An enormous feat of organization, the first Jamboree was held from July 30, to August 8, 1920. B.P. himself played the key role as General Commissioner. The Organizing Secretary was A. G. Wade, a former Secretary of the Association back from the war with the rank of Commander. A first-class man, Wade stayed with Scouting for life. His wife Eileen also caught the Scouting bug and was private secretary to B.P. for 27 years.
Some 8,000 Scouts turned up from 21 independent countries and 12 British dependencies. About 5,000 camped, the rest lodging in makeshift boarding houses or at the vast Olympia Hall in London where the Jamboree took place. The festivities lasted for eight days. Hardly a Jamboree in the strict sense of the term, it was a combination of exhibition, fairground and parades on a vast scale with an infinite variety of games, sports, Scouting skills and singing, and stage shows. Despite the heavy rain, this first Jamboree was an impressive demonstration of international Scout fraternity. It proved that 12 years after the foundation of the Movement and only two years after the war’s end, Scouting could unite the nations in one uniform and in a common spirit of peace and friendship. The Jamboree was viewed well by the public.
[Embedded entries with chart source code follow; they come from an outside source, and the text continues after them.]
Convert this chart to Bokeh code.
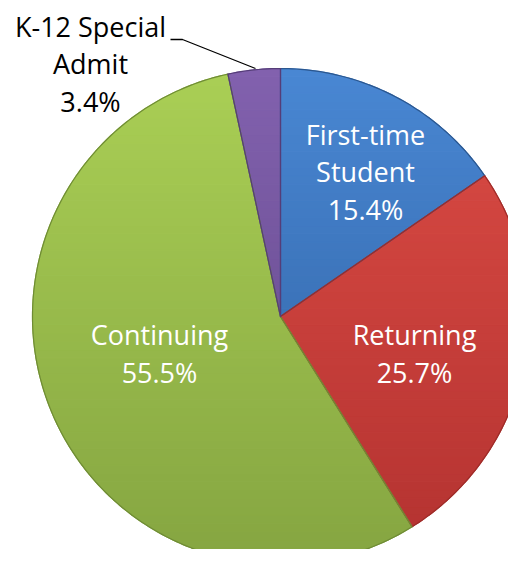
import numpy as np
from bokeh.plotting import figure
from bokeh.core.properties import value
from bokeh.embed import file_html
from bokeh.resources import INLINE

# ---- data ----
categories = ["First-time Student", "Returning", "Continuing", "K-12 Special Admit"]
shares = [15.4, 25.7, 55.5, 3.4]
label_lines = [["First-time", "Student", "15.4%"],
               ["Returning", "25.7%"],
               ["Continuing", "55.5%"],
               ["K-12 Special", "Admit", "3.4%"]]

# ---- style ----
top_colors = ["#4987D3", "#DC4C45", "#AACF55", "#8261AE"]
bottom_colors = ["#2D5E9E", "#B33230", "#85A541", "#5E4585"]
edge_colors = ["#2B578F", "#9E2C29", "#6F8C35", "#553D78"]

W, H = 508, 549
p = figure(width=W, height=H, x_range=(0, W), y_range=(0, H),
           output_backend="svg", toolbar_location=None, min_border=0)
p.axis.visible = False
p.grid.visible = False
p.outline_line_color = None
p.background_fill_color = "white"
p.border_fill_color = "white"


def sy(v):
    # screen px (from top of figure) -> data y
    return H - v


def hex2rgb(h):
    return np.array([int(h[i:i + 2], 16) for i in (1, 3, 5)], dtype=float)


def rgb2hex(c):
    return "#%02x%02x%02x" % tuple(int(round(v)) for v in np.clip(c, 0, 255))


def clip_band(poly, y0, y1):
    # Sutherland-Hodgman clip against y >= y0 and y <= y1
    def clip(pts, inside, inter):
        out = []
        n = len(pts)
        for k in range(n):
            a, b = pts[k - 1], pts[k]
            ia, ib = inside(a), inside(b)
            if ib:
                if not ia:
                    out.append(inter(a, b))
                out.append(b)
            elif ia:
                out.append(inter(a, b))
        return out

    def ix(a, b, yy):
        t = (yy - a[1]) / (b[1] - a[1])
        return (a[0] + t * (b[0] - a[0]), yy)

    pts = clip(poly, lambda q: q[1] >= y0, lambda a, b: ix(a, b, y0))
    if not pts:
        return []
    pts = clip(pts, lambda q: q[1] <= y1, lambda a, b: ix(a, b, y1))
    return pts


cx, cy, r = 280, sy(316), 248

frac = np.array(shares) / np.sum(shares)
cum = np.concatenate([[0], np.cumsum(frac)])
start = np.pi / 2 - cum[:-1] * 2 * np.pi
end = np.pi / 2 - cum[1:] * 2 * np.pi

nb = 60
edges = np.linspace(cy - r, cy + r, nb + 1)
xs, ys, fills = [], [], []
outline_x, outline_y = [], []
for i in range(len(shares)):
    ang = np.linspace(start[i], end[i], max(8, int(400 * frac[i])))
    poly = [(cx, cy)] + [(cx + r * np.cos(a), cy + r * np.sin(a)) for a in ang]
    outline_x.append([q[0] for q in poly])
    outline_y.append([q[1] for q in poly])
    ct, cb = hex2rgb(top_colors[i]), hex2rgb(bottom_colors[i])
    for b in range(nb):
        y0, y1 = edges[b], edges[b + 1]
        piece = clip_band(poly, y0, y1)
        if len(piece) < 3:
            continue
        t = 1 - ((y0 + y1) / 2 - (cy - r)) / (2 * r)  # 0 at top, 1 at bottom
        col = rgb2hex(ct * (1 - t) + cb * t)
        xs.append([q[0] for q in piece])
        ys.append([q[1] for q in piece])
        fills.append(col)

p.patches(xs=xs, ys=ys, fill_color=fills, line_color=fills, line_width=1.2)
p.patches(xs=outline_x, ys=outline_y, fill_color=None, line_color=edge_colors,
          line_width=1.2, line_join="round")

# label centres (screen px)
label_pos = [(365, 171), (414, 353), (159, 353), (90, 63)]
line_h = 37.5
tx, ty, tt, tc = [], [], [], []
for i, lines in enumerate(label_lines):
    lx, ly = label_pos[i]
    n = len(lines)
    for j, s in enumerate(lines):
        tx.append(lx)
        ty.append(sy(ly + (j - (n - 1) / 2) * line_h))
        tt.append(s)
        tc.append("black" if i == 3 else "white")
p.text(x=tx, y=ty, text=tt, text_color=tc, text_align="center",
       text_baseline="middle", text_font=value("Open Sans"), text_font_size="27px")

# leader line for the small slice
p.line(x=[170, 182, 255], y=[sy(39), sy(39), sy(68)], line_color="black", line_width=1.3)

open("out.html", "w").write(file_html(p, INLINE))
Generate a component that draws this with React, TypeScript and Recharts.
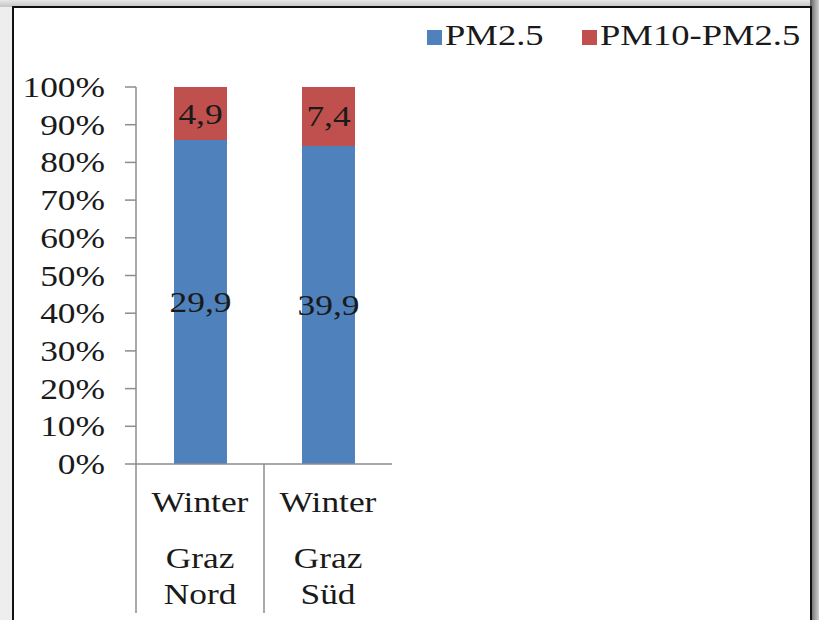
import React from "react";
import { BarChart, Bar, XAxis, YAxis, LabelList, Legend } from "recharts";

const categories = ["Winter Graz Nord", "Winter Graz Süd"];
const pm25 = [29.9, 39.9];
const pmCoarse = [4.9, 7.4];
const seriesNames = ["PM2.5", "PM10-PM2.5"];
const yTicks = [0, 0.1, 0.2, 0.3, 0.4, 0.5, 0.6, 0.7, 0.8, 0.9, 1];

const COLORS = ["#4F81BD", "#C0504D"];
const FONT = "'Liberation Serif', 'Times New Roman', serif";
const SX = 1.18;
const TEXT_COLOR = "#1a1a1a";

const data = categories.map((c, i) => ({ name: c, pm25: pm25[i], coarse: pmCoarse[i] }));

const fmt = (v: number) => String(v).replace(".", ",");

const YTick = (props: any) => {
  const { x, y, payload } = props;
  return (
    <text
      transform={`translate(${x},${y + 10}) scale(${SX},1)`}
      textAnchor="end"
      fontFamily={FONT}
      fontSize={30}
      fill={TEXT_COLOR}
    >
      {`${Math.round(payload.value * 100)}%`}
    </text>
  );
};

const XTick = (props: any) => {
  const { x, y, payload } = props;
  const words = String(payload.value).split(" ");
  const offsets = [48, 104, 140];
  return (
    <g>
      <line x1={x - 64} x2={x - 64} y1={y} y2={y + 149} stroke="#8c8c8c" strokeWidth={1.5} />
      {words.map((w, i) => (
        <text
          key={i}
          transform={`translate(${x},${y + offsets[i]}) scale(${SX},1)`}
          textAnchor="middle"
          fontFamily={FONT}
          fontSize={30}
          fill={TEXT_COLOR}
        >
          {w}
        </text>
      ))}
    </g>
  );
};

const renderLabel = (props: any) => {
  const { x, y, width, height, value } = props;
  return (
    <text
      transform={`translate(${x + width / 2},${y + height / 2 + 10}) scale(${SX},1)`}
      textAnchor="middle"
      fontFamily={FONT}
      fontSize={30}
      fill={TEXT_COLOR}
    >
      {fmt(value)}
    </text>
  );
};

const legendPos = [
  { rx: 427, tx: 445 },
  { rx: 582, tx: 600 },
];

const renderLegend = () => (
  <svg width={819} height={60} style={{ display: "block" }}>
    {seriesNames.map((n, i) => (
      <g key={n}>
        <rect x={legendPos[i].rx} y={30} width={15} height={15} fill={COLORS[i]} />
        <text
          transform={`translate(${legendPos[i].tx},45) scale(1.22,1)`}
          fontFamily={FONT}
          fontSize={30}
          fill={TEXT_COLOR}
        >
          {n}
        </text>
      </g>
    ))}
  </svg>
);

export default function App() {
  return (
    <div
      style={{
        position: "absolute",
        left: 0,
        top: 0,
        width: 819,
        height: 620,
        overflow: "hidden",
        background: "#eeeeee",
      }}
    >
      <div
        style={{
          position: "absolute",
          left: 0,
          top: 0,
          width: 819,
          height: 7,
          background: "linear-gradient(to bottom, #e8e8e8, #c4c4c4)",
        }}
      />
      <div
        style={{
          position: "absolute",
          left: 810,
          top: 0,
          width: 9,
          height: 620,
          background: "linear-gradient(to right, #5a5a5a, #9a9a9a, #cfcfcf)",
        }}
      />
      <div
        style={{
          position: "absolute",
          left: 12,
          top: 6,
          width: 796,
          height: 640,
          background: "#ffffff",
          borderLeft: "2px solid #111",
          borderTop: "2px solid #111",
          borderRight: "2px solid #111",
        }}
      />
      <div style={{ position: "absolute", left: 0, top: 0 }}>
        <BarChart
          width={819}
          height={620}
          data={data}
          stackOffset="expand"
          margin={{ top: 87, right: 427, bottom: 0, left: 0 }}
          barCategoryGap={0}
        >
          <YAxis
            width={136}
            domain={[0, 1]}
            ticks={yTicks}
            tickSize={11}
            tickMargin={20}
            stroke="#8c8c8c"
            strokeWidth={1.5}
            tick={<YTick />}
            interval={0}
          />
          <XAxis
            dataKey="name"
            height={156}
            tickSize={0}
            tickMargin={0}
            tickLine={false}
            stroke="#8c8c8c"
            strokeWidth={1.5}
            tick={<XTick />}
            interval={0}
          />
          <Legend
            verticalAlign="middle"
            align="center"
            layout="horizontal"
            wrapperStyle={{ top: 0, left: 0, width: 819, height: 60 }}
            content={renderLegend}
          />
          <Bar dataKey="pm25" name={seriesNames[0]} stackId="a" fill={COLORS[0]} barSize={53} isAnimationActive={false}>
            <LabelList dataKey="pm25" content={renderLabel} />
          </Bar>
          <Bar dataKey="coarse" name={seriesNames[1]} stackId="a" fill={COLORS[1]} barSize={53} isAnimationActive={false}>
            <LabelList dataKey="coarse" content={renderLabel} />
          </Bar>
        </BarChart>
      </div>
    </div>
  );
}
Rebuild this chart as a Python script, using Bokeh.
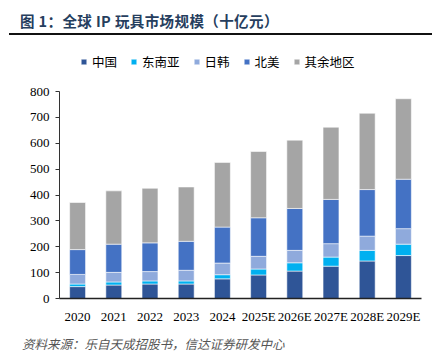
from bokeh.plotting import figure
from bokeh.layouts import column
from bokeh.models import (ColumnDataSource, FactorRange, Range1d, Legend, LegendItem,
                          FixedTicker, Div)
from bokeh.embed import file_html
from bokeh.resources import INLINE

# ---- data (十亿元) ----
years = ["2020", "2021", "2022", "2023", "2024", "2025E", "2026E", "2027E", "2028E", "2029E"]
china = [46, 52, 56, 56, 76, 91, 106, 125, 145, 166]
sea = [10, 12, 12, 12, 16, 23, 32, 35, 41, 44]
japan_korea = [37, 37, 36, 41, 45, 49, 48, 52, 55, 60]
north_america = [96, 109, 111, 112, 139, 149, 162, 171, 180, 191]
rest = [182, 206, 211, 210, 250, 256, 264, 279, 295, 311]

series_keys = ["china", "sea", "jk", "na", "rest"]
series_names = ["中国", "东南亚", "日韩", "北美", "其余地区"]
colors = ["#2F5597", "#00B0F0", "#8FAADC", "#4472C4", "#A5A5A5"]
y_ticks = [0, 100, 200, 300, 400, 500, 600, 700, 800]
y_max = 800

title_text = "图 1：全球 IP 玩具市场规模（十亿元）"
source_text = "资料来源：乐自天成招股书，信达证券研发中心"

CJK = "Noto Sans CJK SC"
SERIF = "Liberation Serif"

src = ColumnDataSource(dict(year=years, china=china, sea=sea, jk=japan_korea,
                            na=north_america, rest=rest))

# ---- header: title + rule ----
header = Div(
    text=(
        '<div style="position:relative;width:432px;height:40px;">'
        f'<div style="position:absolute;left:20px;top:13px;white-space:nowrap;'
        f'font-family:\'{CJK}\';font-size:14.5px;line-height:16px;font-weight:bold;'
        f'letter-spacing:0.4px;color:#263E5E;">{title_text}</div>'
        '<div style="position:absolute;left:9px;top:33px;width:423px;height:2px;'
        'background:#111111;"></div></div>'
    ),
    width=432, height=40, margin=0,
)

# ---- main chart ----
frame_h = 258          # frame from page y=40 to y=298
axis_h = 207           # pixels between 0 and 800
p = figure(width=432, height=292, x_range=FactorRange(*years, range_padding=0),
           y_range=Range1d(0, y_max * frame_h / axis_h), output_backend="svg",
           toolbar_location=None, margin=0,
           min_border_left=59, min_border_right=11, min_border_top=0, min_border_bottom=34)
p.outline_line_color = None
p.xgrid.visible = False
p.ygrid.visible = False

rs = p.vbar_stack(series_keys, x="year", width=0.44, source=src, color=colors,
                  line_color="white", line_alpha=0.7, line_width=0.8)

p.yaxis.ticker = FixedTicker(ticks=y_ticks)
p.yaxis.bounds = (0, y_max)
p.yaxis.major_label_text_font = SERIF
p.yaxis.major_label_text_font_size = "13px"
p.yaxis.major_label_text_color = "#000000"
p.yaxis.axis_line_color = "#333333"
p.yaxis.major_tick_line_color = "#333333"
p.yaxis.major_tick_out = 4
p.yaxis.major_tick_in = 0
p.yaxis.minor_tick_line_color = None
p.yaxis.major_label_standoff = 6

p.xaxis.major_label_text_font = SERIF
p.xaxis.major_label_text_font_size = "13px"
p.xaxis.major_label_text_color = "#000000"
p.xaxis.axis_line_color = "#222222"
p.xaxis.axis_line_width = 1.5
p.xaxis.major_tick_line_color = None
p.xaxis.major_label_standoff = 4

items = [LegendItem(label=n, renderers=[r]) for n, r in zip(series_names, rs)]
legend = Legend(items=items, orientation="horizontal", location=(21, 227),
                glyph_width=7, glyph_height=7, label_standoff=5, spacing=13,
                label_text_font=CJK, label_text_font_size="12.5px", label_height=13,
                label_text_color="#000000",
                padding=0, margin=0, border_line_alpha=0, background_fill_alpha=0)
p.add_layout(legend, "center")

# ---- footer: source note ----
footer = Div(
    text=(
        '<div style="position:relative;width:432px;height:20px;">'
        f'<div style="position:absolute;left:22px;top:5px;white-space:nowrap;'
        f'font-family:\'{CJK}\';font-size:12.5px;line-height:14px;font-style:italic;'
        f'color:#555555;">{source_text}</div></div>'
    ),
    width=432, height=20, margin=0,
)

layout = column(header, p, footer, spacing=0, margin=0)
open("out.html", "w").write(file_html(layout, INLINE))
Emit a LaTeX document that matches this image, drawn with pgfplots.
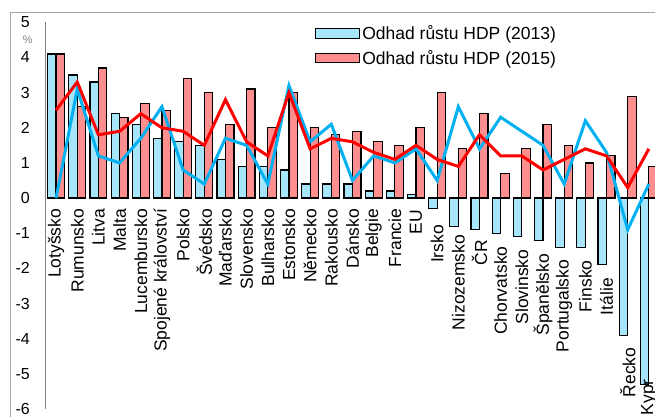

The presence of the reigning monarch and two heirs to the British throne gave it the seal of royal approval and proved that Scouting was taken seriously even in high places.
At the height of the festivities, an amusing suggestion was put forward by James E. West, Chief Scout Executive of the Boy Scouts of America who were present in force with a high-level contingent. An American lawyer, West was another who had recently accepted a so-called limited assignment of six months with the Scout Movement and found himself still there 32 years later. His proposal, made half in jest and half seriously, was that B.P. should be awarded the title of Great Indian Chief. B.P. found the idea amusing but during the initiation ceremony the following day, one of the young Scouts in the huge audience suddenly shouted “Long live the Chief Scout of the World.” The cry was taken up by thousands, and on this memorable August 6, 1920, B.P. was officially acclaimed as Chief Scout of the World.